Protesters outside City Hall in Almaty
The police arrest a woman with a five-month-old child
The toppling of the monument to President Nazarbayev in Taldykorgan
‘It’s a Revolution’ – An Interview with Yerzhan Dosmukhamedov on the Unprecedented Events Unfolding in Kazakhstan
First Published 05/01/2022
Following four days of protests in Kazakhstan, the like of which have not been seen since 1986, on Wednesday the 5th of January, the government resigned and a two-week state of emergency was declared after the mayor’s office and city hall were set ablaze in Almaty. Although the protests have been sparked by a rise in fuel prices, the anger behind them speaks to a long-standing deeper malaise and discontent with the authorities.
In the wake of these events, I spoke with Yerzhan Dosmukhamedov, a Kazakh politician who now lives in exile; he is the former head of the Atameken National Union of Entrepreneurs and Employers of Kazakhstan, and founder of the opposition party, Atameken.
‘It's a revolution,’ he told me. ‘The increase in the price of gas ignited it, as the impoverished population of this oil-rich country refused to pay double. President Tokayev may have dismissed his cabinet, but this cosmetic measure isn’t sufficient to sate the angry crowds tired of the endemic corruption of the ruling elite. The initial demand that the price of gas be decreased during the cold winter season further triggered further political demands and a desire to change the entire inhumane, anti-democratic system designed by the corrupt President Nazarbayev and his insatiable family.
‘The dictators of Kazakhstan and Russia have a treaty in place designed for such revolutionary scenarios. This treaty allows Russia to intervene to lend support to the authoritarian regime in Kazakhstan. President Tokayev, who is a puppet of the old President Nazarbayev and of Putin, has confirmed his pro-Russian stance since his first day in power. He will definitely ask Putin for help unless the Western democracies put pressure on him to stop shooting people and transfer power peacefully. What we need now is massive support from the international community to prevent Russian military intervention. There are already videos of the first Russian military planes arriving in Aktau.

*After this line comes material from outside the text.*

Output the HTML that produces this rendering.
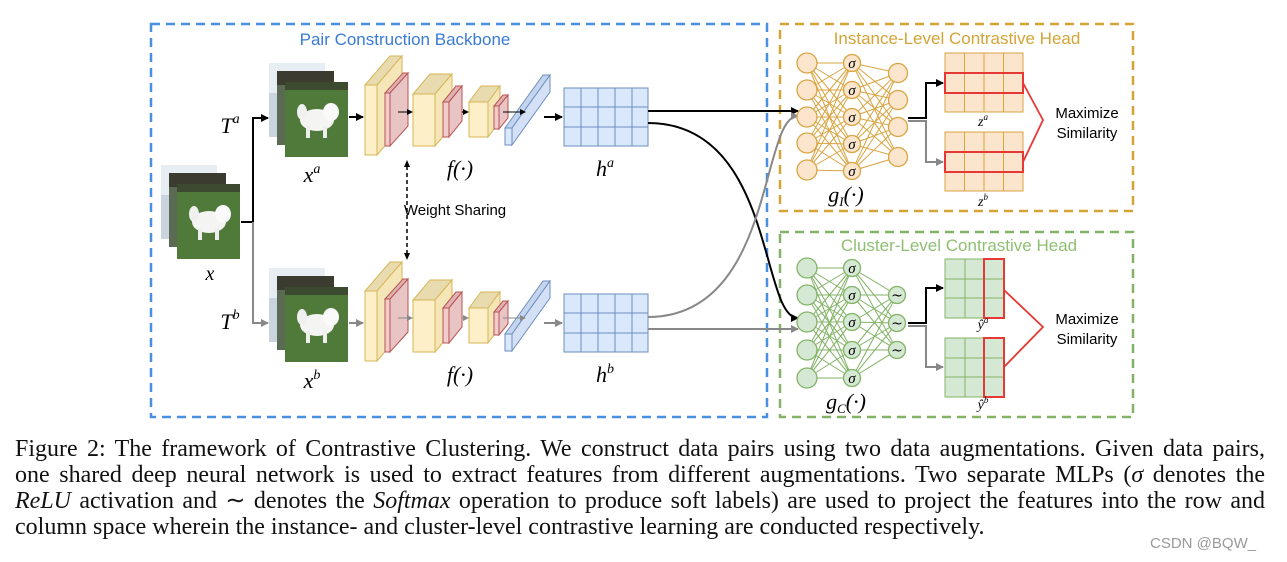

‘I have received word from activists in Kazakhstan that the authorities have cut off the internet nationwide. This was people’s last available method of communication. Yesterday, over twenty private jets left Kazakhstan with the families of oligarchs and the president’s family members. Among them was Kenes Rakishev, the son-in-law of the former Prime Minister, Imangali Tasmagambetov, and a close crony of Timur Kulibayev, Nazarbayev's son-in-law, who controls the economy. He is also good friends with the Chechen President, Ramzan Kadyrov, who calls him the “Chechen prince.” We need to put pressure on the government of Switzerland and other Western democracies to freeze the assets of the Kazakh oligarch’s and the President’s family, and to cancel their visas so they can’t run away and steal billions from the Kazakh people. We need Western democracies to support the Kazakh revolution.
‘The regime has tried to provoke peaceful demonstrators and portray them as a violent mob in order to justify emergency military rule in the major cities. However, this is not true, and the police and military have already supported the people and refused to open fire on the crowds in four cities. People just want to kick the old dictator out, because enough is enough. The monument to Nazarbayev is already being torn down in the city of Taldykorgan. We need to fully expose the crimes of the Nazarbayev regime now.’